* _SUPPLIED MATERIAL_:
— Begin —

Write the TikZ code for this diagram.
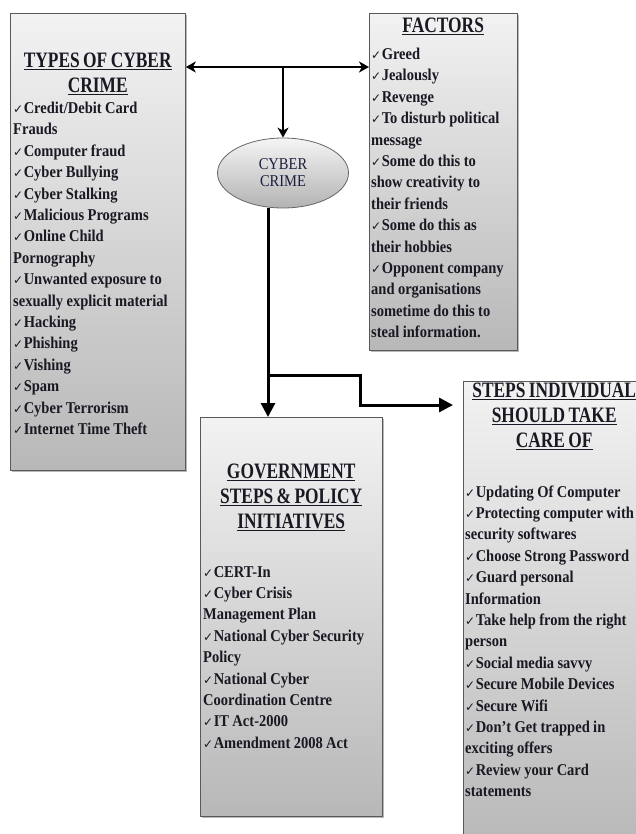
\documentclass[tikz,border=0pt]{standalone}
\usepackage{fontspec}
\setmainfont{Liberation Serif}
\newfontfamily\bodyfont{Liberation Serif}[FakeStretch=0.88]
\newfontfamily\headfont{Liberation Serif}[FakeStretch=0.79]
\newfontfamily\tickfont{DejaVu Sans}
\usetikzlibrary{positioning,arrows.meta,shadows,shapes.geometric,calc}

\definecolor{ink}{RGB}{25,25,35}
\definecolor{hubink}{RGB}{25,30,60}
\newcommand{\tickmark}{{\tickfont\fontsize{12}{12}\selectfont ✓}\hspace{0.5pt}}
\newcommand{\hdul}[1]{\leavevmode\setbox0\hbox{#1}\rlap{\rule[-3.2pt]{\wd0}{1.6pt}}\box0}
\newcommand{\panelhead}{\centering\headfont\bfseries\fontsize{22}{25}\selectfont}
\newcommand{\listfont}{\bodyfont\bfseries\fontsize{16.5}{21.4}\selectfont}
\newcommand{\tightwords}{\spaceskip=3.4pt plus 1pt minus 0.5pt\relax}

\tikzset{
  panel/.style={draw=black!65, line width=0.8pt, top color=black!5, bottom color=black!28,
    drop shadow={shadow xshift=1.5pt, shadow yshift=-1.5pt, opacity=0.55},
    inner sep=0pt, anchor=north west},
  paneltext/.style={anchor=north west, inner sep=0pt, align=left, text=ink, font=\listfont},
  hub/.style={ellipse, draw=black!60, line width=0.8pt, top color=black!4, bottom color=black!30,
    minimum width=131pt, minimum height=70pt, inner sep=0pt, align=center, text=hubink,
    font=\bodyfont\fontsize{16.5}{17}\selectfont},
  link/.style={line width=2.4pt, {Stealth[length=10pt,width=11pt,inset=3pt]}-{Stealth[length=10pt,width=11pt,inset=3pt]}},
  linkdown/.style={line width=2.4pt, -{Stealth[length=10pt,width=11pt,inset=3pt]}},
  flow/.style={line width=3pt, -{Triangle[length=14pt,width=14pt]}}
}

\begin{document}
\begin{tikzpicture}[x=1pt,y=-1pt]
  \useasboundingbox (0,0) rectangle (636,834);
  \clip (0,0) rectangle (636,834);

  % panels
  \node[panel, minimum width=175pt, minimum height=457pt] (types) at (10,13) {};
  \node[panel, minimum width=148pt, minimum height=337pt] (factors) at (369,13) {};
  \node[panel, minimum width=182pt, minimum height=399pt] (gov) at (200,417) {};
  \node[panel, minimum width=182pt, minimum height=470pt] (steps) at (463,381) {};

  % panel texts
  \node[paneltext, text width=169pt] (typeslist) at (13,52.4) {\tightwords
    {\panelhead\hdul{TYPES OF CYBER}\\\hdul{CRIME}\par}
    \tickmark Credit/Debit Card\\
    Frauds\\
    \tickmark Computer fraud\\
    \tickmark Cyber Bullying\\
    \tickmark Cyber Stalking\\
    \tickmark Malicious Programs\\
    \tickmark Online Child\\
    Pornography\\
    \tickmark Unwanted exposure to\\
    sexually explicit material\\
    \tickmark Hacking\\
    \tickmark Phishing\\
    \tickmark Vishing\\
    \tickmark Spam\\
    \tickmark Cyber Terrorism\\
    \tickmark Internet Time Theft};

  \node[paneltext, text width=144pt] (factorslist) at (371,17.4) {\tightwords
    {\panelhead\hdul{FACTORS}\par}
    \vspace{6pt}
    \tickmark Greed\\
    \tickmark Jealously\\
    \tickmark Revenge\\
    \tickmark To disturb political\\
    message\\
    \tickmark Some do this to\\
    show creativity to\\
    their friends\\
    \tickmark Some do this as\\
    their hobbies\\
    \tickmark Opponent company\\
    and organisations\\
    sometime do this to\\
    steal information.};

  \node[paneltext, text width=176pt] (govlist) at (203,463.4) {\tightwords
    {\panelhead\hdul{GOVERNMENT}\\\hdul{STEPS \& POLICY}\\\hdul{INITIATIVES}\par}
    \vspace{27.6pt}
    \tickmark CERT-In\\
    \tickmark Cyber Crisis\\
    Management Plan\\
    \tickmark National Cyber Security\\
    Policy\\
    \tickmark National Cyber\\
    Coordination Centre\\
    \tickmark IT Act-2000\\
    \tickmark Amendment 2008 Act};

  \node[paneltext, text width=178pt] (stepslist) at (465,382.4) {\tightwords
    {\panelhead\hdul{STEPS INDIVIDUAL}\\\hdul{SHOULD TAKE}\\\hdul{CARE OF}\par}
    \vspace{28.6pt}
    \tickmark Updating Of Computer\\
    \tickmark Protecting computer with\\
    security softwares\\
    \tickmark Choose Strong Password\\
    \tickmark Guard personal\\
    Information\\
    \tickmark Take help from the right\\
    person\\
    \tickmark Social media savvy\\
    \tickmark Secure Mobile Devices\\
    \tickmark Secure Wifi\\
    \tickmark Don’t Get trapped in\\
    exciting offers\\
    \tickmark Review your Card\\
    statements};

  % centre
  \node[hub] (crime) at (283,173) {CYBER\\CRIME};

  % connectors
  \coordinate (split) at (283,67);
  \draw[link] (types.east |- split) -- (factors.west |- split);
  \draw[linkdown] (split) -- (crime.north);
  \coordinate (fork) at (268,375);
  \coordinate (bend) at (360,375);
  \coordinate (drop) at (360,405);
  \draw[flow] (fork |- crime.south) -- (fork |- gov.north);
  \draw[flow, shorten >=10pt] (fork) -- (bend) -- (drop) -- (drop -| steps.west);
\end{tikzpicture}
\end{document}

— End —

* _PROBLEM DETAILS_: Without the pictures, repeat the listing above exactly.

* _THE OUTPUT_:
Write the TikZ code for this diagram.
\documentclass[tikz,border=0pt]{standalone}
\usepackage{fontspec}
\setmainfont{Liberation Serif}
\newfontfamily\bodyfont{Liberation Serif}[FakeStretch=0.88]
\newfontfamily\headfont{Liberation Serif}[FakeStretch=0.79]
\newfontfamily\tickfont{DejaVu Sans}
\usetikzlibrary{positioning,arrows.meta,shadows,shapes.geometric,calc}

\definecolor{ink}{RGB}{25,25,35}
\definecolor{hubink}{RGB}{25,30,60}
\newcommand{\tickmark}{{\tickfont\fontsize{12}{12}\selectfont ✓}\hspace{0.5pt}}
\newcommand{\hdul}[1]{\leavevmode\setbox0\hbox{#1}\rlap{\rule[-3.2pt]{\wd0}{1.6pt}}\box0}
\newcommand{\panelhead}{\centering\headfont\bfseries\fontsize{22}{25}\selectfont}
\newcommand{\listfont}{\bodyfont\bfseries\fontsize{16.5}{21.4}\selectfont}
\newcommand{\tightwords}{\spaceskip=3.4pt plus 1pt minus 0.5pt\relax}

\tikzset{
  panel/.style={draw=black!65, line width=0.8pt, top color=black!5, bottom color=black!28,
    drop shadow={shadow xshift=1.5pt, shadow yshift=-1.5pt, opacity=0.55},
    inner sep=0pt, anchor=north west},
  paneltext/.style={anchor=north west, inner sep=0pt, align=left, text=ink, font=\listfont},
  hub/.style={ellipse, draw=black!60, line width=0.8pt, top color=black!4, bottom color=black!30,
    minimum width=131pt, minimum height=70pt, inner sep=0pt, align=center, text=hubink,
    font=\bodyfont\fontsize{16.5}{17}\selectfont},
  link/.style={line width=2.4pt, {Stealth[length=10pt,width=11pt,inset=3pt]}-{Stealth[length=10pt,width=11pt,inset=3pt]}},
  linkdown/.style={line width=2.4pt, -{Stealth[length=10pt,width=11pt,inset=3pt]}},
  flow/.style={line width=3pt, -{Triangle[length=14pt,width=14pt]}}
}

\begin{document}
\begin{tikzpicture}[x=1pt,y=-1pt]
  \useasboundingbox (0,0) rectangle (636,834);
  \clip (0,0) rectangle (636,834);

  % panels
  \node[panel, minimum width=175pt, minimum height=457pt] (types) at (10,13) {};
  \node[panel, minimum width=148pt, minimum height=337pt] (factors) at (369,13) {};
  \node[panel, minimum width=182pt, minimum height=399pt] (gov) at (200,417) {};
  \node[panel, minimum width=182pt, minimum height=470pt] (steps) at (463,381) {};

  % panel texts
  \node[paneltext, text width=169pt] (typeslist) at (13,52.4) {\tightwords
    {\panelhead\hdul{TYPES OF CYBER}\\\hdul{CRIME}\par}
    \tickmark Credit/Debit Card\\
    Frauds\\
    \tickmark Computer fraud\\
    \tickmark Cyber Bullying\\
    \tickmark Cyber Stalking\\
    \tickmark Malicious Programs\\
    \tickmark Online Child\\
    Pornography\\
    \tickmark Unwanted exposure to\\
    sexually explicit material\\
    \tickmark Hacking\\
    \tickmark Phishing\\
    \tickmark Vishing\\
    \tickmark Spam\\
    \tickmark Cyber Terrorism\\
    \tickmark Internet Time Theft};

  \node[paneltext, text width=144pt] (factorslist) at (371,17.4) {\tightwords
    {\panelhead\hdul{FACTORS}\par}
    \vspace{6pt}
    \tickmark Greed\\
    \tickmark Jealously\\
    \tickmark Revenge\\
    \tickmark To disturb political\\
    message\\
    \tickmark Some do this to\\
    show creativity to\\
    their friends\\
    \tickmark Some do this as\\
    their hobbies\\
    \tickmark Opponent company\\
    and organisations\\
    sometime do this to\\
    steal information.};

  \node[paneltext, text width=176pt] (govlist) at (203,463.4) {\tightwords
    {\panelhead\hdul{GOVERNMENT}\\\hdul{STEPS \& POLICY}\\\hdul{INITIATIVES}\par}
    \vspace{27.6pt}
    \tickmark CERT-In\\
    \tickmark Cyber Crisis\\
    Management Plan\\
    \tickmark National Cyber Security\\
    Policy\\
    \tickmark National Cyber\\
    Coordination Centre\\
    \tickmark IT Act-2000\\
    \tickmark Amendment 2008 Act};

  \node[paneltext, text width=178pt] (stepslist) at (465,382.4) {\tightwords
    {\panelhead\hdul{STEPS INDIVIDUAL}\\\hdul{SHOULD TAKE}\\\hdul{CARE OF}\par}
    \vspace{28.6pt}
    \tickmark Updating Of Computer\\
    \tickmark Protecting computer with\\
    security softwares\\
    \tickmark Choose Strong Password\\
    \tickmark Guard personal\\
    Information\\
    \tickmark Take help from the right\\
    person\\
    \tickmark Social media savvy\\
    \tickmark Secure Mobile Devices\\
    \tickmark Secure Wifi\\
    \tickmark Don’t Get trapped in\\
    exciting offers\\
    \tickmark Review your Card\\
    statements};

  % centre
  \node[hub] (crime) at (283,173) {CYBER\\CRIME};

  % connectors
  \coordinate (split) at (283,67);
  \draw[link] (types.east |- split) -- (factors.west |- split);
  \draw[linkdown] (split) -- (crime.north);
  \coordinate (fork) at (268,375);
  \coordinate (bend) at (360,375);
  \coordinate (drop) at (360,405);
  \draw[flow] (fork |- crime.south) -- (fork |- gov.north);
  \draw[flow, shorten >=10pt] (fork) -- (bend) -- (drop) -- (drop -| steps.west);
\end{tikzpicture}
\end{document}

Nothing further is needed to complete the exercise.